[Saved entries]
----
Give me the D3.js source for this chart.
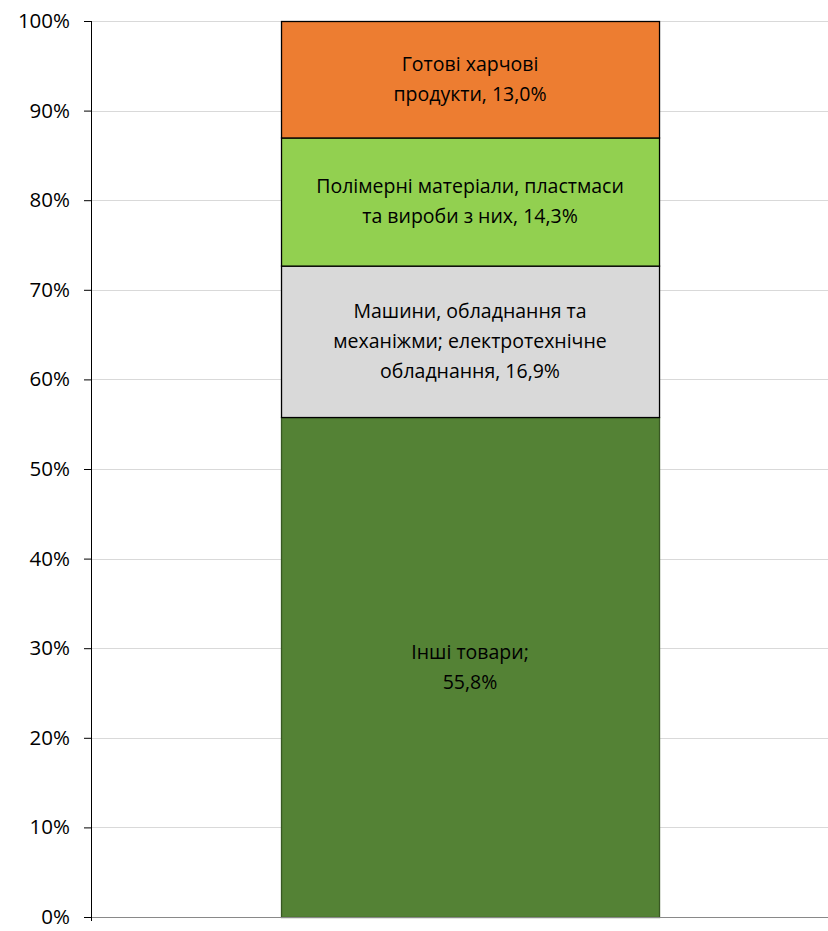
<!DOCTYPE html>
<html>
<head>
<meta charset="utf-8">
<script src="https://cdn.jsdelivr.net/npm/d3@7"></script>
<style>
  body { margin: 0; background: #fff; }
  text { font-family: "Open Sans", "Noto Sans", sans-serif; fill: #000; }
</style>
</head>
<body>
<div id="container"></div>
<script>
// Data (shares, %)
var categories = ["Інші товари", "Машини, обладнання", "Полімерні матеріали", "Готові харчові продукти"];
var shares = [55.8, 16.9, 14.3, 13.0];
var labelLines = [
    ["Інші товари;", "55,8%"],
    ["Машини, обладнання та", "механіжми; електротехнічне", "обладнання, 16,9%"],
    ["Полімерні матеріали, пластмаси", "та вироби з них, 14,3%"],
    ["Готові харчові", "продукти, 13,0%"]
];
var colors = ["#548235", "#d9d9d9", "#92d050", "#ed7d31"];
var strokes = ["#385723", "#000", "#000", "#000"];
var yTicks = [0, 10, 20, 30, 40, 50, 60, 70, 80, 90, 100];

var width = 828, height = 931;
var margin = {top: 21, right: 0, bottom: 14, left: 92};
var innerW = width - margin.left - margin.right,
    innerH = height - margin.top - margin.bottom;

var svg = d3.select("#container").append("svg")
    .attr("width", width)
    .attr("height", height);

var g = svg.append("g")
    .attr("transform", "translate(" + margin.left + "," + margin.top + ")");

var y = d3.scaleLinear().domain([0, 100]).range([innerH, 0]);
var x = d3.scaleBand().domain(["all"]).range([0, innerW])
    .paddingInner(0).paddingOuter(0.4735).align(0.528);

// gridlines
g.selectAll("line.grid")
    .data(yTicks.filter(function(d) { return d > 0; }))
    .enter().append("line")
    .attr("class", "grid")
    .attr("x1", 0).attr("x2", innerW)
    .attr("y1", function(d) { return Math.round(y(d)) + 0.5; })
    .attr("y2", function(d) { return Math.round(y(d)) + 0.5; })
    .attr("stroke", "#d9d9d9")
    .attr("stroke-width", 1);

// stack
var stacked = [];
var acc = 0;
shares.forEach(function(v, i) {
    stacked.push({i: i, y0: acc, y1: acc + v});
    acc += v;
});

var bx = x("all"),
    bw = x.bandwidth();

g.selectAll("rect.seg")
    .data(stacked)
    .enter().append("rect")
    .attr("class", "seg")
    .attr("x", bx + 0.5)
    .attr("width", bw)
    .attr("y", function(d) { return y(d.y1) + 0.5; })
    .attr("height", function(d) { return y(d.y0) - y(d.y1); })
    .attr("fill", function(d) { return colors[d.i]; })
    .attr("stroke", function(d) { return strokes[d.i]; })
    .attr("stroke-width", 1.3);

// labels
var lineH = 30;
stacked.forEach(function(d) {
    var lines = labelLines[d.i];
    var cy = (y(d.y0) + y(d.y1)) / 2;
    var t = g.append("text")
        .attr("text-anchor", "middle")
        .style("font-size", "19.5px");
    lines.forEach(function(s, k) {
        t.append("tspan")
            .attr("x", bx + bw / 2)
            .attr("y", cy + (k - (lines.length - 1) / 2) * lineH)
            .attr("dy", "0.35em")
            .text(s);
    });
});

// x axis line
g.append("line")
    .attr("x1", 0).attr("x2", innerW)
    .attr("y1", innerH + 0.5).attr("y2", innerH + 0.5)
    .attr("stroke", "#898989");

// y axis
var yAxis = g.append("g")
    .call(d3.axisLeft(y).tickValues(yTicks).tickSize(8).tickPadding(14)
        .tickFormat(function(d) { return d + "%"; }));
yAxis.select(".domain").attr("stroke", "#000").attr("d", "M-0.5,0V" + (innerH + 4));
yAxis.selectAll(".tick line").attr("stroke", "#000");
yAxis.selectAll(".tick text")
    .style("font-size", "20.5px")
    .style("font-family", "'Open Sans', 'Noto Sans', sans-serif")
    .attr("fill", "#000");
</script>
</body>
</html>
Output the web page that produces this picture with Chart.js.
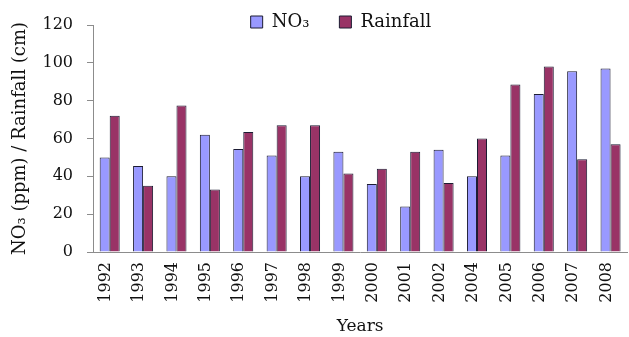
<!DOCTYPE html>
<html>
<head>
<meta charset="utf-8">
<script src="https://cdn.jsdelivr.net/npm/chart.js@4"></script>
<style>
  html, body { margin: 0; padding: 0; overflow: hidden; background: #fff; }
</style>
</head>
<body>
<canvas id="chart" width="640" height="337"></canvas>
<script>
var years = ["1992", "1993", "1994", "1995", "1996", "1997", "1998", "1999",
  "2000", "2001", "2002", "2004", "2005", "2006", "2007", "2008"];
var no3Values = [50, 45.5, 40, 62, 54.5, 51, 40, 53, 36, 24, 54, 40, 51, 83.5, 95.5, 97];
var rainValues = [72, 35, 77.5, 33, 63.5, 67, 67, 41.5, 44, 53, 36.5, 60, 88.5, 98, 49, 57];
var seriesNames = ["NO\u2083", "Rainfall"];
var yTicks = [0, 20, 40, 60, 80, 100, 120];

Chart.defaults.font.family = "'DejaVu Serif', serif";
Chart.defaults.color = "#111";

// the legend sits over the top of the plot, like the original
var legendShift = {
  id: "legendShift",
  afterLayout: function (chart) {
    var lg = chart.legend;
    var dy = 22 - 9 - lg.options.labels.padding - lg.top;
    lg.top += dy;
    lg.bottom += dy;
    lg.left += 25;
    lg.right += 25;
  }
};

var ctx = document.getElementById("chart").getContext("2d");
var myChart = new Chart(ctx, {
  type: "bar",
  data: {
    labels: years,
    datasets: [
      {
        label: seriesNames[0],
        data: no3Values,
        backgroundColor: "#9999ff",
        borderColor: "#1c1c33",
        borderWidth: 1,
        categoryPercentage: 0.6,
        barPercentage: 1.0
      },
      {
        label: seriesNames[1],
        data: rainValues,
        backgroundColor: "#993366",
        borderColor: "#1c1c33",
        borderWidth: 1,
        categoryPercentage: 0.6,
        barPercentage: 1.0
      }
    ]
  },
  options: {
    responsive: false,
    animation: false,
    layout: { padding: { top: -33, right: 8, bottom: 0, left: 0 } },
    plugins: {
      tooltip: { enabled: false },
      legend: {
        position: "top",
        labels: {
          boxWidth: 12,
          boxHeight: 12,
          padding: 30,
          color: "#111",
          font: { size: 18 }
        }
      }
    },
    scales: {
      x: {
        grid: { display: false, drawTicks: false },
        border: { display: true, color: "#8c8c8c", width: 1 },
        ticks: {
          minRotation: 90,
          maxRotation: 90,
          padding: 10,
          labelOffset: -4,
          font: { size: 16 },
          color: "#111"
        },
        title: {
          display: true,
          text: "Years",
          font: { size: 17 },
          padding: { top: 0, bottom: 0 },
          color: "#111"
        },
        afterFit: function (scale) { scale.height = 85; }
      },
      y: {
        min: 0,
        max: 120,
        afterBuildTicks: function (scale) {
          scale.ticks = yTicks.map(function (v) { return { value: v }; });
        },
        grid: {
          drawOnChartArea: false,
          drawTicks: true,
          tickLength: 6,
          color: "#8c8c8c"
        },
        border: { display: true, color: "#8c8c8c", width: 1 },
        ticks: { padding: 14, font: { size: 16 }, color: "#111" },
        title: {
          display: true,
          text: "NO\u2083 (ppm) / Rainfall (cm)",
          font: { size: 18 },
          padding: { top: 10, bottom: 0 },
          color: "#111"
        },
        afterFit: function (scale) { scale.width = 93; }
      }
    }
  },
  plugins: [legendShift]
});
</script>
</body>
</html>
----
# Written problem:
Return the lines exactly as they stand, from the start of the entries through the line holding "bw = x.bandwidth();"; omit the pictures.

# Solution for this task:
Give me the D3.js source for this chart.
<!DOCTYPE html>
<html>
<head>
<meta charset="utf-8">
<script src="https://cdn.jsdelivr.net/npm/d3@7"></script>
<style>
  body { margin: 0; background: #fff; }
  text { font-family: "Open Sans", "Noto Sans", sans-serif; fill: #000; }
</style>
</head>
<body>
<div id="container"></div>
<script>
// Data (shares, %)
var categories = ["Інші товари", "Машини, обладнання", "Полімерні матеріали", "Готові харчові продукти"];
var shares = [55.8, 16.9, 14.3, 13.0];
var labelLines = [
    ["Інші товари;", "55,8%"],
    ["Машини, обладнання та", "механіжми; електротехнічне", "обладнання, 16,9%"],
    ["Полімерні матеріали, пластмаси", "та вироби з них, 14,3%"],
    ["Готові харчові", "продукти, 13,0%"]
];
var colors = ["#548235", "#d9d9d9", "#92d050", "#ed7d31"];
var strokes = ["#385723", "#000", "#000", "#000"];
var yTicks = [0, 10, 20, 30, 40, 50, 60, 70, 80, 90, 100];

var width = 828, height = 931;
var margin = {top: 21, right: 0, bottom: 14, left: 92};
var innerW = width - margin.left - margin.right,
    innerH = height - margin.top - margin.bottom;

var svg = d3.select("#container").append("svg")
    .attr("width", width)
    .attr("height", height);

var g = svg.append("g")
    .attr("transform", "translate(" + margin.left + "," + margin.top + ")");

var y = d3.scaleLinear().domain([0, 100]).range([innerH, 0]);
var x = d3.scaleBand().domain(["all"]).range([0, innerW])
    .paddingInner(0).paddingOuter(0.4735).align(0.528);

// gridlines
g.selectAll("line.grid")
    .data(yTicks.filter(function(d) { return d > 0; }))
    .enter().append("line")
    .attr("class", "grid")
    .attr("x1", 0).attr("x2", innerW)
    .attr("y1", function(d) { return Math.round(y(d)) + 0.5; })
    .attr("y2", function(d) { return Math.round(y(d)) + 0.5; })
    .attr("stroke", "#d9d9d9")
    .attr("stroke-width", 1);

// stack
var stacked = [];
var acc = 0;
shares.forEach(function(v, i) {
    stacked.push({i: i, y0: acc, y1: acc + v});
    acc += v;
});

var bx = x("all"),
    bw = x.bandwidth();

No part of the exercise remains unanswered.